Write out each line word for word. Drop pictures.

# DATA SHOWN:
_ _ _ _ _

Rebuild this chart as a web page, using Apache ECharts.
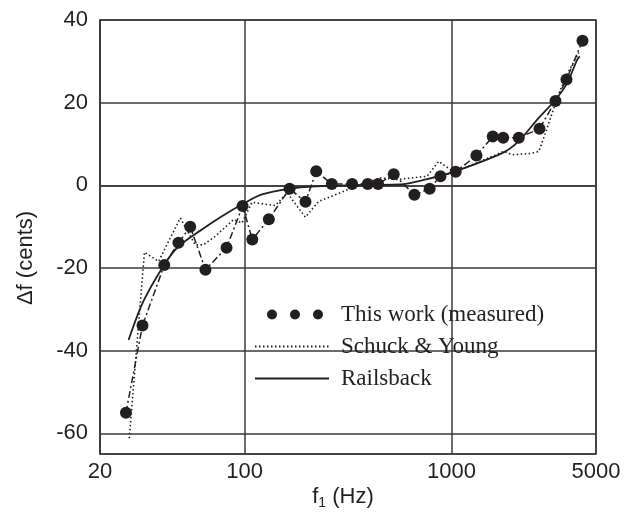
<!DOCTYPE html>
<html>
  <head>
    <meta charset="utf-8">
    <title>Inharmonicity deviation</title>
    <style>
      html, body { margin: 0; padding: 0; background: #fff; }
    </style>
  </head>
  <body>
    <div id="main" style="width: 624px;height:522px;"></div>
  </body>
  <script type="text/javascript" src="https://cdn.jsdelivr.net/npm/echarts@6/dist/echarts.min.js"></script>
  <script type="text/javascript">
      // measured points (f1 in Hz, deviation in cents)
      var measuredFreq = [26.7, 32.1, 40.9, 47.9, 54.6, 64.7, 81.8, 97.8, 109, 131,
                          165, 197, 222, 264, 331, 394, 442, 526, 662, 785,
                          885, 1049, 1321, 1584, 1779, 2117, 2665, 3185, 3600, 4303];
      var measuredCents = [-55.0, -33.9, -19.3, -13.9, -10.0, -20.4, -15.1, -5.0, -13.1, -8.2,
                           -0.8, -4.0, 3.4, 0.3, 0.3, 0.3, 0.3, 2.7, -2.3, -0.8,
                           2.2, 3.3, 7.2, 11.8, 11.5, 11.5, 13.7, 20.4, 25.6, 35.0];

      // Schuck & Young (dotted)
      var schuckFreq = [27.7, 32.8, 38.4, 48.9, 57.7, 63.3, 72.2, 88.5, 97.1, 108.6,
                        140.8, 160.4, 196.7, 228, 274.7, 330.8, 391.1, 453.4, 546.2, 762.9,
                        868, 989, 1049, 1789, 1967, 2411, 2645, 2850, 3071, 3368, 3693, 4129];
      var schuckCents = [-61.2, -16.2, -18.4, -7.9, -14.4, -14.4, -12.3, -8.3, -9.1, -4.1,
                         -4.9, -1.8, -7.7, -3.9, -2.3, -0.6, 0.6, 1.8, 1.4, 2.2,
                         5.8, 3.8, 3.3, 8.2, 7.4, 7.7, 8.2, 12.7, 17.5, 23.2, 27.6, 32.1];

      // Railsback curve (solid)
      var railsFreq = [27.5, 32.4, 40.9, 47.9, 62.2, 77.7, 98.9, 121.4, 166.4, 211.9,
                       383.7, 566.6, 762.9, 989, 1759, 2117, 2598, 3185, 3629, 4057, 4175];
      var railsCents = [-37.4, -28.1, -19.2, -14.8, -10.7, -7.5, -4.4, -2.2, -0.8, -0.3,
                        0.1, 0.2, 1.5, 3.0, 7.8, 10.7, 15.9, 20.7, 24.8, 30.4, 31.2];

      var xTicks = [20, 100, 1000, 5000];
      var legendNames = ['This work (measured)', 'Schuck & Young', 'Railsback'];

      function pairs(xs, ys) {
          return xs.map(function (x, i) { return [x, ys[i]]; });
      }

      var ink = '#231f20';
      var gridInk = '#3a3a3a';
      var sans = '"Liberation Sans", Arial, sans-serif';
      var serif = '"Liberation Serif", "Times New Roman", serif';

      // three dots for the legend; the two lone moves fix the box to 74x12
      var dotsIcon = 'path://M0,0 M74,12 ' +
          'M12,6 A5,5 0 1 1 22,6 A5,5 0 1 1 12,6 Z ' +
          'M35,6 A5,5 0 1 1 45,6 A5,5 0 1 1 35,6 Z ' +
          'M58,6 A5,5 0 1 1 68,6 A5,5 0 1 1 58,6 Z';

      var myChart = echarts.init(document.getElementById('main'));

      myChart.setOption({
          animation: false,
          backgroundColor: '#fff',
          grid: {
              left: 100, right: 28, top: 20, bottom: 68,
              show: true, borderColor: gridInk, borderWidth: 1.5
          },
          legend: {
              orient: 'vertical',
              left: 254, top: 303,
              padding: 0,
              itemWidth: 74, itemHeight: 12, itemGap: 9,
              textStyle: { fontFamily: serif, fontSize: 23, color: ink, padding: [0, 0, 0, 7] },
              data: [
                  { name: legendNames[0], icon: dotsIcon },
                  { name: legendNames[1], itemStyle: { opacity: 0 } },
                  { name: legendNames[2], itemStyle: { opacity: 0 } }
              ]
          },
          xAxis: {
              type: 'log',
              logBase: 10,
              min: xTicks[0],
              max: xTicks[xTicks.length - 1],
              axisLine: { show: true, lineStyle: { color: gridInk, width: 1.5 } },
              axisTick: { show: false },
              splitLine: { show: true, lineStyle: { color: gridInk, width: 1.5 } },
              minorSplitLine: { show: false },
              axisLabel: {
                  margin: 7, fontFamily: sans, fontSize: 22, color: ink,
                  showMinLabel: true, showMaxLabel: true,
                  formatter: function (v) { return String(Math.round(v)); }
              }
          },
          yAxis: {
              type: 'value',
              min: -65,
              max: 40,
              axisLine: { show: true, lineStyle: { color: gridInk, width: 1.5 } },
              axisTick: { show: false },
              splitLine: { show: true, lineStyle: { color: gridInk, width: 1.5 } },
              axisLabel: {
                  margin: 12, fontFamily: sans, fontSize: 22, color: ink,
                  showMinLabel: false
              }
          },
          graphic: [
              {
                  type: 'text', x: 26, y: 258, rotation: Math.PI / 2,
                  style: {
                      text: 'Δf (cents)', fontFamily: sans, fontSize: 22, fill: ink,
                      align: 'center', verticalAlign: 'middle'
                  }
              },
              {
                  type: 'text', x: 343, y: 497,
                  style: {
                      text: '{a|f}{b|1}{a| (Hz)}',
                      align: 'center', verticalAlign: 'middle',
                      rich: {
                          a: { fontFamily: sans, fontSize: 22, fill: ink, color: ink },
                          b: { fontFamily: sans, fontSize: 14, fill: ink, color: ink, padding: [12, 0, 0, 0] }
                      }
                  }
              }
          ],
          series: [
              {
                  name: 'measured line',
                  type: 'line',
                  data: pairs(measuredFreq, measuredCents),
                  symbol: 'none',
                  z: 3,
                  lineStyle: { color: ink, width: 1.5, type: [7, 3, 2, 3] }
              },
              {
                  name: legendNames[1],
                  type: 'line',
                  data: pairs(schuckFreq, schuckCents),
                  symbol: 'none',
                  z: 2,
                  itemStyle: { color: ink },
                  lineStyle: { color: ink, width: 1.6, type: [1.5, 2.5] }
              },
              {
                  name: legendNames[2],
                  type: 'line',
                  data: pairs(railsFreq, railsCents),
                  symbol: 'none',
                  smooth: 0.3,
                  z: 2,
                  itemStyle: { color: ink },
                  lineStyle: { color: ink, width: 1.8 }
              },
              {
                  name: legendNames[0],
                  type: 'scatter',
                  data: pairs(measuredFreq, measuredCents),
                  symbol: 'circle',
                  symbolSize: 12,
                  z: 4,
                  itemStyle: { color: ink, opacity: 1 }
              }
          ]
      });
  </script>
</html>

_ _ _ _ _

# CORRECT RESPONSE:
Rebuild this chart as a web page, using Apache ECharts.
<!DOCTYPE html>
<html>
  <head>
    <meta charset="utf-8">
    <title>Inharmonicity deviation</title>
    <style>
      html, body { margin: 0; padding: 0; background: #fff; }
    </style>
  </head>
  <body>
    <div id="main" style="width: 624px;height:522px;"></div>
  </body>
  <script type="text/javascript" src="https://cdn.jsdelivr.net/npm/echarts@6/dist/echarts.min.js"></script>
  <script type="text/javascript">
      // measured points (f1 in Hz, deviation in cents)
      var measuredFreq = [26.7, 32.1, 40.9, 47.9, 54.6, 64.7, 81.8, 97.8, 109, 131,
                          165, 197, 222, 264, 331, 394, 442, 526, 662, 785,
                          885, 1049, 1321, 1584, 1779, 2117, 2665, 3185, 3600, 4303];
      var measuredCents = [-55.0, -33.9, -19.3, -13.9, -10.0, -20.4, -15.1, -5.0, -13.1, -8.2,
                           -0.8, -4.0, 3.4, 0.3, 0.3, 0.3, 0.3, 2.7, -2.3, -0.8,
                           2.2, 3.3, 7.2, 11.8, 11.5, 11.5, 13.7, 20.4, 25.6, 35.0];

      // Schuck & Young (dotted)
      var schuckFreq = [27.7, 32.8, 38.4, 48.9, 57.7, 63.3, 72.2, 88.5, 97.1, 108.6,
                        140.8, 160.4, 196.7, 228, 274.7, 330.8, 391.1, 453.4, 546.2, 762.9,
                        868, 989, 1049, 1789, 1967, 2411, 2645, 2850, 3071, 3368, 3693, 4129];
      var schuckCents = [-61.2, -16.2, -18.4, -7.9, -14.4, -14.4, -12.3, -8.3, -9.1, -4.1,
                         -4.9, -1.8, -7.7, -3.9, -2.3, -0.6, 0.6, 1.8, 1.4, 2.2,
                         5.8, 3.8, 3.3, 8.2, 7.4, 7.7, 8.2, 12.7, 17.5, 23.2, 27.6, 32.1];

      // Railsback curve (solid)
      var railsFreq = [27.5, 32.4, 40.9, 47.9, 62.2, 77.7, 98.9, 121.4, 166.4, 211.9,
                       383.7, 566.6, 762.9, 989, 1759, 2117, 2598, 3185, 3629, 4057, 4175];
      var railsCents = [-37.4, -28.1, -19.2, -14.8, -10.7, -7.5, -4.4, -2.2, -0.8, -0.3,
                        0.1, 0.2, 1.5, 3.0, 7.8, 10.7, 15.9, 20.7, 24.8, 30.4, 31.2];

      var xTicks = [20, 100, 1000, 5000];
      var legendNames = ['This work (measured)', 'Schuck & Young', 'Railsback'];

      function pairs(xs, ys) {
          return xs.map(function (x, i) { return [x, ys[i]]; });
      }

      var ink = '#231f20';
      var gridInk = '#3a3a3a';
      var sans = '"Liberation Sans", Arial, sans-serif';
      var serif = '"Liberation Serif", "Times New Roman", serif';

      // three dots for the legend; the two lone moves fix the box to 74x12
      var dotsIcon = 'path://M0,0 M74,12 ' +
          'M12,6 A5,5 0 1 1 22,6 A5,5 0 1 1 12,6 Z ' +
          'M35,6 A5,5 0 1 1 45,6 A5,5 0 1 1 35,6 Z ' +
          'M58,6 A5,5 0 1 1 68,6 A5,5 0 1 1 58,6 Z';

      var myChart = echarts.init(document.getElementById('main'));

      myChart.setOption({
          animation: false,
          backgroundColor: '#fff',
          grid: {
              left: 100, right: 28, top: 20, bottom: 68,
              show: true, borderColor: gridInk, borderWidth: 1.5
          },
          legend: {
              orient: 'vertical',
              left: 254, top: 303,
              padding: 0,
              itemWidth: 74, itemHeight: 12, itemGap: 9,
              textStyle: { fontFamily: serif, fontSize: 23, color: ink, padding: [0, 0, 0, 7] },
              data: [
                  { name: legendNames[0], icon: dotsIcon },
                  { name: legendNames[1], itemStyle: { opacity: 0 } },
                  { name: legendNames[2], itemStyle: { opacity: 0 } }
              ]
          },
          xAxis: {
              type: 'log',
              logBase: 10,
              min: xTicks[0],
              max: xTicks[xTicks.length - 1],
              axisLine: { show: true, lineStyle: { color: gridInk, width: 1.5 } },
              axisTick: { show: false },
              splitLine: { show: true, lineStyle: { color: gridInk, width: 1.5 } },
              minorSplitLine: { show: false },
              axisLabel: {
                  margin: 7, fontFamily: sans, fontSize: 22, color: ink,
                  showMinLabel: true, showMaxLabel: true,
                  formatter: function (v) { return String(Math.round(v)); }
              }
          },
          yAxis: {
              type: 'value',
              min: -65,
              max: 40,
              axisLine: { show: true, lineStyle: { color: gridInk, width: 1.5 } },
              axisTick: { show: false },
              splitLine: { show: true, lineStyle: { color: gridInk, width: 1.5 } },
              axisLabel: {
                  margin: 12, fontFamily: sans, fontSize: 22, color: ink,
                  showMinLabel: false
              }
          },
          graphic: [
              {
                  type: 'text', x: 26, y: 258, rotation: Math.PI / 2,
                  style: {
                      text: 'Δf (cents)', fontFamily: sans, fontSize: 22, fill: ink,
                      align: 'center', verticalAlign: 'middle'
                  }
              },
              {
                  type: 'text', x: 343, y: 497,
                  style: {
                      text: '{a|f}{b|1}{a| (Hz)}',
                      align: 'center', verticalAlign: 'middle',
                      rich: {
                          a: { fontFamily: sans, fontSize: 22, fill: ink, color: ink },
                          b: { fontFamily: sans, fontSize: 14, fill: ink, color: ink, padding: [12, 0, 0, 0] }
                      }
                  }
              }
          ],
          series: [
              {
                  name: 'measured line',
                  type: 'line',
                  data: pairs(measuredFreq, measuredCents),
                  symbol: 'none',
                  z: 3,
                  lineStyle: { color: ink, width: 1.5, type: [7, 3, 2, 3] }
              },
              {
                  name: legendNames[1],
                  type: 'line',
                  data: pairs(schuckFreq, schuckCents),
                  symbol: 'none',
                  z: 2,
                  itemStyle: { color: ink },
                  lineStyle: { color: ink, width: 1.6, type: [1.5, 2.5] }
              },
              {
                  name: legendNames[2],
                  type: 'line',
                  data: pairs(railsFreq, railsCents),
                  symbol: 'none',
                  smooth: 0.3,
                  z: 2,
                  itemStyle: { color: ink },
                  lineStyle: { color: ink, width: 1.8 }
              },
              {
                  name: legendNames[0],
                  type: 'scatter',
                  data: pairs(measuredFreq, measuredCents),
                  symbol: 'circle',
                  symbolSize: 12,
                  z: 4,
                  itemStyle: { color: ink, opacity: 1 }
              }
          ]
      });
  </script>
</html>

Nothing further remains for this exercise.